Energy Gathering

Lugnasa                                                                      Honey Moon

 

Feeling, I don’t know, untethered.  I’ve been regular with the garden and bee work, doing the usual home based things, but since I let Missing go and Latin, too, I’ve not felt like I have an anchor in my day to day.  Weird, since all the other stuff is part of my life, too, but the writing is core.  Yet I’ve wanted some space from it. Kate gave me back the manuscript a couple of days ago but I find myself resisting sitting down and entering the edits.  It feels like I’ve touched it maybe a bit too much.  I will do it though and soon. There is a sense I have, a lingering back of the head tickle, that I set stuff aside and ignore it to build up, what?  Motivation?  Impetus?  A strange kind of energy, almost guilt as a form of power.  Of course, I may have the cause and effect backwards.  It may be that the energy and the almost guilt highlight, underline, emphasize the time I spend away from a project.  Anyhow the two are mixed up together somehow and I have an odd confidence in them, that these forces will impel me back to the work I need to do without doing psychological damage in the process. Expect to see progress notes at the beginning of the week.  I can feel it coming.

Visiting Our Money

Lughnasa                                                                   Honey Moon

Our financial planner has an office across 169 from General Mills.  When we go see him, we call it visiting our money.  The reason for going today resulted from thinking about retirement money in a somewhat new way.  It involves recalibrating expectations currently set by an “abundance of caution” approach, an approach that understandably conservative advisors use.

According to the best projections our money can buy, under current conditions (not guaranteed to continue) our assets should last well past my 100th birthday with a sizable nut still available.  In fact, a nut larger than our current assets.  Now this is good news of course, but I view these projections as a speedometer and this one tells me we’re going too slow.  That is, we’re leaving money on the table that we could be using to see the grandkids more often, do more work on our lawn, take a trip, whatever.

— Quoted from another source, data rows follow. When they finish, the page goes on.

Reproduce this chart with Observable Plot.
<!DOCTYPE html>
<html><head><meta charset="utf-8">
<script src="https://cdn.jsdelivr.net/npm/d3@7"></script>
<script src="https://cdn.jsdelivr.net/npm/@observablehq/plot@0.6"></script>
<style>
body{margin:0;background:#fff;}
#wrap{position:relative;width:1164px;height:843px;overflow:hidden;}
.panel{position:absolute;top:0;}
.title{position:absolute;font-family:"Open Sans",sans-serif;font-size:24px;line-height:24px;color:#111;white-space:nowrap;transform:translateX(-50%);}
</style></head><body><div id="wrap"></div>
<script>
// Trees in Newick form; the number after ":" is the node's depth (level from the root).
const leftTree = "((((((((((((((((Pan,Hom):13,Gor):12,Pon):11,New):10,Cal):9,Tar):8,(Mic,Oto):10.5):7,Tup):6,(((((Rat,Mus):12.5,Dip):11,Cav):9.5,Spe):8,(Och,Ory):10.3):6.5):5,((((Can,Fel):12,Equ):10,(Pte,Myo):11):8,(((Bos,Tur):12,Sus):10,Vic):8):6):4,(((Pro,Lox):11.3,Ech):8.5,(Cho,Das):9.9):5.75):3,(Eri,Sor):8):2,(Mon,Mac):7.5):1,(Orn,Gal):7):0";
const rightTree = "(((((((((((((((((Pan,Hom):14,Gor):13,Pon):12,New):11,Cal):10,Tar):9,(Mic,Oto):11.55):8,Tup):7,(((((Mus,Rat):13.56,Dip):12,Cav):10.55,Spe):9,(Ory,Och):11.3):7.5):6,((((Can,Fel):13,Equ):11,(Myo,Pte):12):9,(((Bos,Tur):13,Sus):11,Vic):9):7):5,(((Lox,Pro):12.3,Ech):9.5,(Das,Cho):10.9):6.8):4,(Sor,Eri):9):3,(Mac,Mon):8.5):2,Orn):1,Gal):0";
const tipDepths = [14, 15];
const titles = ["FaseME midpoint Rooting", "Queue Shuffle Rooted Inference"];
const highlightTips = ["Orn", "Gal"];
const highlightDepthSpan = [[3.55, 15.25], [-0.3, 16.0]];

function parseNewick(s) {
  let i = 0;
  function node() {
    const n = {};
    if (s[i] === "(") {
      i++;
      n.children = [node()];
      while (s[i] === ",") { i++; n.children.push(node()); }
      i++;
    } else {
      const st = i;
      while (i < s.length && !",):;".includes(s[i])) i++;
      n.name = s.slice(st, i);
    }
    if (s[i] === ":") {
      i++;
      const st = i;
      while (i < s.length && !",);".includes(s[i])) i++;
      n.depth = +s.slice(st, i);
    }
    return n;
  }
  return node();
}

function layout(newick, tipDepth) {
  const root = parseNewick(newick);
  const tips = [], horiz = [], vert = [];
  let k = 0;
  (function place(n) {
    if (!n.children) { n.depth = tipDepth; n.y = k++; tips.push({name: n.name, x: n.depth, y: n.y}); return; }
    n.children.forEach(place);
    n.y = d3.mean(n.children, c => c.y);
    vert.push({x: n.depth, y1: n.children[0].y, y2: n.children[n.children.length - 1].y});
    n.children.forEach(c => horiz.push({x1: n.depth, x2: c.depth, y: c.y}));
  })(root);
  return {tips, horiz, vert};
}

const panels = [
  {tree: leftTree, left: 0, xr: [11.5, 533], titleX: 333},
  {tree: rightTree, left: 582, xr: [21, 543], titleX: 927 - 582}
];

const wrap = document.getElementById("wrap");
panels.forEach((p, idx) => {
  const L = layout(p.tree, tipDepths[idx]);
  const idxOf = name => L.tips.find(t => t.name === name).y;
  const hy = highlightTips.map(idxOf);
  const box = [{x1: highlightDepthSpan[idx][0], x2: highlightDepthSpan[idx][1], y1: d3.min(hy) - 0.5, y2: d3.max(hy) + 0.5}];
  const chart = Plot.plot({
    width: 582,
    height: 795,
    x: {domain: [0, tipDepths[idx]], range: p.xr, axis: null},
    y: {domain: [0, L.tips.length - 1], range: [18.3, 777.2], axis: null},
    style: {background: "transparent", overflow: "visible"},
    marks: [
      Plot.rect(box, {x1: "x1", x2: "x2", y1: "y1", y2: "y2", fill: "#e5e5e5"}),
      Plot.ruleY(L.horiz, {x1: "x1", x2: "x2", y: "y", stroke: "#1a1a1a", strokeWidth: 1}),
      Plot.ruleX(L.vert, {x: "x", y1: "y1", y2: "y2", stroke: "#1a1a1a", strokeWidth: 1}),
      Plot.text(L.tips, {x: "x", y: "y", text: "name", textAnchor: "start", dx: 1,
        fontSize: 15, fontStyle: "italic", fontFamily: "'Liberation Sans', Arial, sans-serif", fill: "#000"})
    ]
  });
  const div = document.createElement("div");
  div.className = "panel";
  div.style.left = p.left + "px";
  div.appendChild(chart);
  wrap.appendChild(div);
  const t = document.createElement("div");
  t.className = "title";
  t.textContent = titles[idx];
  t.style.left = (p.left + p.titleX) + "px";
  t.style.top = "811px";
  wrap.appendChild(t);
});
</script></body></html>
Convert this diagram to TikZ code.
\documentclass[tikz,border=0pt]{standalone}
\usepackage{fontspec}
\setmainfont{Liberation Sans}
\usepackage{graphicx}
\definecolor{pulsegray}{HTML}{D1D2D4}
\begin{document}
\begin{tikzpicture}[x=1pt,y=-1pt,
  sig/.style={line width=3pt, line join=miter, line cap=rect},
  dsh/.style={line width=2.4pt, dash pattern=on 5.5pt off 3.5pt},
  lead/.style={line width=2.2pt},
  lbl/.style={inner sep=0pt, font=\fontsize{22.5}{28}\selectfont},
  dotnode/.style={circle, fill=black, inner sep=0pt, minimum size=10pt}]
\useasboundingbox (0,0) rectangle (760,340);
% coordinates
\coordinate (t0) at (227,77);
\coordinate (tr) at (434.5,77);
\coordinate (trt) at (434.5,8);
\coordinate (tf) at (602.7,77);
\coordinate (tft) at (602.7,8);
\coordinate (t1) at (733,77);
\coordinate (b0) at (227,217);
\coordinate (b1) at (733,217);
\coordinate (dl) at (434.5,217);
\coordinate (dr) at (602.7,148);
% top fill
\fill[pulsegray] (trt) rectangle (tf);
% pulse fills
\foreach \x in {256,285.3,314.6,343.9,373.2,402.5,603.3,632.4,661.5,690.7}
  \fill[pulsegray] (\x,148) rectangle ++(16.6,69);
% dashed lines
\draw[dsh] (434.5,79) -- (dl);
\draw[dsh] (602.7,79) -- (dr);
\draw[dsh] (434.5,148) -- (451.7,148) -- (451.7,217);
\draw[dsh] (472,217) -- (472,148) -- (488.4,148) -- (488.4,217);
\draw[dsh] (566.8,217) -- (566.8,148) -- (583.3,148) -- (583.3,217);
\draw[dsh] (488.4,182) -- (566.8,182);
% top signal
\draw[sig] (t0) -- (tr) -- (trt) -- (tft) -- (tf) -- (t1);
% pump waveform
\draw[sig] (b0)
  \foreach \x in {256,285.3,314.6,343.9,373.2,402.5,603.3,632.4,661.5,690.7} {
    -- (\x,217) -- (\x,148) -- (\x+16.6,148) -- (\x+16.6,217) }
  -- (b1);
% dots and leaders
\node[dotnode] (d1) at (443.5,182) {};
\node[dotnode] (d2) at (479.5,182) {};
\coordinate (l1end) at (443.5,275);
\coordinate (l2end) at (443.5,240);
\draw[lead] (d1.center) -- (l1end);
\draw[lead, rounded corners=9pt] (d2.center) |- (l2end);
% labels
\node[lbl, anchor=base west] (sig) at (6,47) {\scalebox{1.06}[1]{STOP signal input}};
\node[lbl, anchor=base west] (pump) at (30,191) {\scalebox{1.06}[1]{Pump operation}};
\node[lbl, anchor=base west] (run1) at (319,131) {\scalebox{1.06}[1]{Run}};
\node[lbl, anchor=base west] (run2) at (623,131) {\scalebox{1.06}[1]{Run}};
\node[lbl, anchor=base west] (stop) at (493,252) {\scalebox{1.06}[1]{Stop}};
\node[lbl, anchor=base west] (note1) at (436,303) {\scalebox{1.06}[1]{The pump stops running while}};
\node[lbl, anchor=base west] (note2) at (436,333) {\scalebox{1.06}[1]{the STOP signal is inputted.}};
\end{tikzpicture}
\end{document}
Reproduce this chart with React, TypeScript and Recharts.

So we went into negotiate some ground rules with RJ about withdrawals.  By making certain conservative moves years ago, at the advice of yet another financial counselor, Ruth, we have put together a fairly large savings account which we hold in a low volatility mutual fund outside of the IRA and under our immediate control.  This account allows us to self-fund any shortfalls from our IRA withdrawal in case of a correction and, even, a crash.  This is necessary because we have set our withdrawal rate at a steady 4%, no matter what, the 4% number arrived at in order to preserve capital over the long term.

With this safety mechanism in place it then becomes possible to identify an asset floor, if you will, above which we do not need to retain the money in investments.  Which we did today.  When our assets move above this floor, we’ll make occasional withdrawals that exceed our monthly draw.  Below it we won’t.

Feels good.

Mining

Lughnasa                                                               Honey Moon

On a similar track to the post below, though in a different direction, all those mining proposals have begun to gnaw at me. (They’ve concerned me at a deep level for a long time, but they’re emerging again in my heart.) Managing the Sierra Club’s legislative program taxed me even though it was satisfying work.  I’m beginning to wonder, just wonder at this point, if a more targeted engagement, say around the sulfide mining proposals might be a way to continue to make a contribution without the administrative load of a committee chair.

Politics is largely a matter of the heart for me and these proposals trouble me both for what they are and what they portend.  They are a dangerous technology proposed for siting in a fragile ecosphere.  More.  They predict a future hungry for natural resources stored in the commons and willing to override natural catastrophe for temporary gain.

Prairie on my Mind

Lughnasa                                                              Honey Moon

I have an itch that I’ve waited now some twenty years to scratch and it may be about to happen.  When we moved in, I wanted to nix the lawn and sow prairie grass instead.  Now Kate is open to replacing most of our lawn with prairie grass and perhaps some new tree plantings as well.  I say open because she’s agreed to think about it.

We already have two large swatches of prairie on either side of our lawn, our compromise as we did the initial landscaping.  This notion came to me again while I walked in the eastern side of prairie grass and realized how at home and comfortable it felt: insects buzzing around, wildflowers blooming, a few trees popping up, milkweed ready to burst its pods.